Complicating matters further, two sets of shirts are often used in the same match, with many players opting to change into a fresh top at half-time, meaning our kit team has to manage multiple sets of identical kit in the changing room on matchdays. As a result, the shirt in which Lucas sensationally bagged his second-half hat-trick at Ajax – which now takes pride of place at his family home in Brazil – was different to the one he played in during the first half in Amsterdam. Other players are more superstitious and prefer to keep the same outfit on for the whole 90 minutes.

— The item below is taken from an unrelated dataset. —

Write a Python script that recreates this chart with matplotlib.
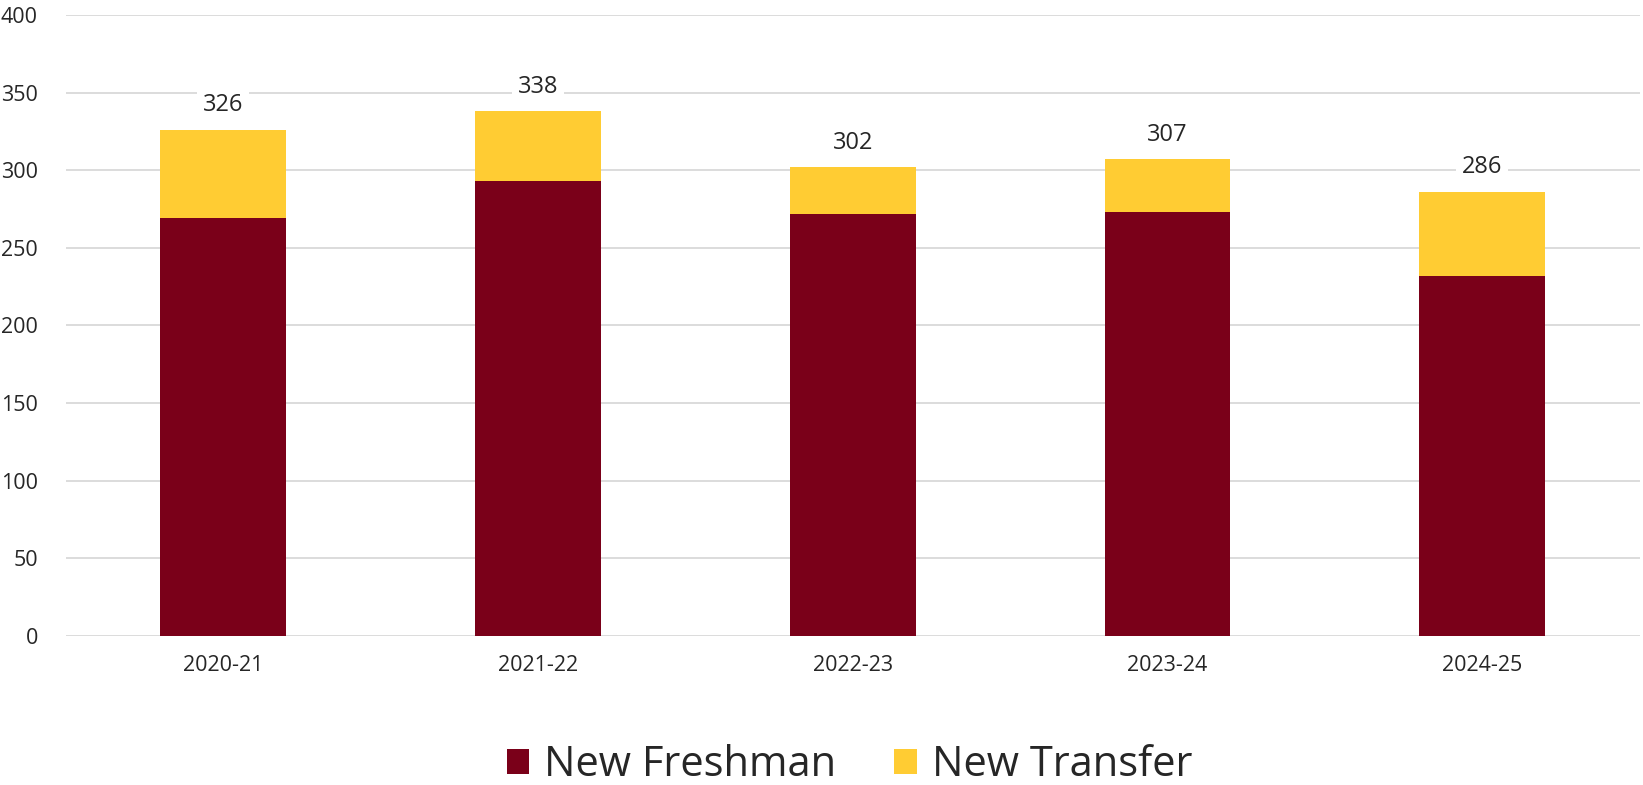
import matplotlib
matplotlib.use("Agg")
import matplotlib.pyplot as plt
import numpy as np

plt.rcParams["font.family"] = ["Open Sans", "DejaVu Sans"]

years = ["2020-21", "2021-22", "2022-23", "2023-24", "2024-25"]
freshman = [269, 293, 272, 273, 232]
transfer = [57, 45, 30, 34, 54]
totals = [326, 338, 302, 307, 286]

MAROON = "#7A0019"
GOLD = "#FFCC33"
TEXT = "#262626"

fig = plt.figure(figsize=(16.43, 7.85), dpi=100)
ax = fig.add_axes([0.04, 0.19, 0.958, 0.791])

x = np.arange(len(years))
ax.bar(x, freshman, width=0.4, color=MAROON, label="New Freshman", zorder=2)
ax.bar(x, transfer, width=0.4, bottom=freshman, color=GOLD,
       label="New Transfer", zorder=2)

for xi, tot in zip(x, totals):
    ax.annotate(str(tot), (xi, tot), xytext=(0, 9), textcoords="offset points",
                ha="center", va="bottom", fontsize=17, color=TEXT, zorder=3,
                bbox=dict(boxstyle="square,pad=0.25", fc="white", ec="none"))

ax.set_xlim(-0.5, len(years) - 0.5)
ax.set_ylim(0, 400)
ax.set_yticks(range(0, 401, 50))
ax.set_xticks(x)
ax.set_xticklabels(years)
ax.tick_params(axis="both", length=0, labelsize=15.5, colors=TEXT)
ax.tick_params(axis="y", pad=20)
ax.tick_params(axis="x", pad=14)
ax.grid(axis="y", color="#d9d9d9", linewidth=1.3, zorder=0)
ax.set_axisbelow(True)
for s in ax.spines.values():
    s.set_visible(False)

fig.legend(loc="center", bbox_to_anchor=(0.517, 0.025), ncol=2, frameon=False,
           fontsize=30, handlelength=0.55, handleheight=0.55, handletextpad=0.35,
           columnspacing=1.4, labelcolor=TEXT)

fig.savefig("out.png", dpi=100, facecolor="white")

Almost a year on – and surely long into the future – that fixture still provides happy memories for us all. Indeed, if you walk into the kit department at Hotspur Way, you’ll immediately be struck by two giant pictures hanging on the wall showing the green-clad squad’s post-match celebrations on that night of Dutch delirium. But despite the unusual story of the now-iconic strip we wore, it was of course the players who ultimately produced the magic on the pitch and made the rest of Europe green with envy.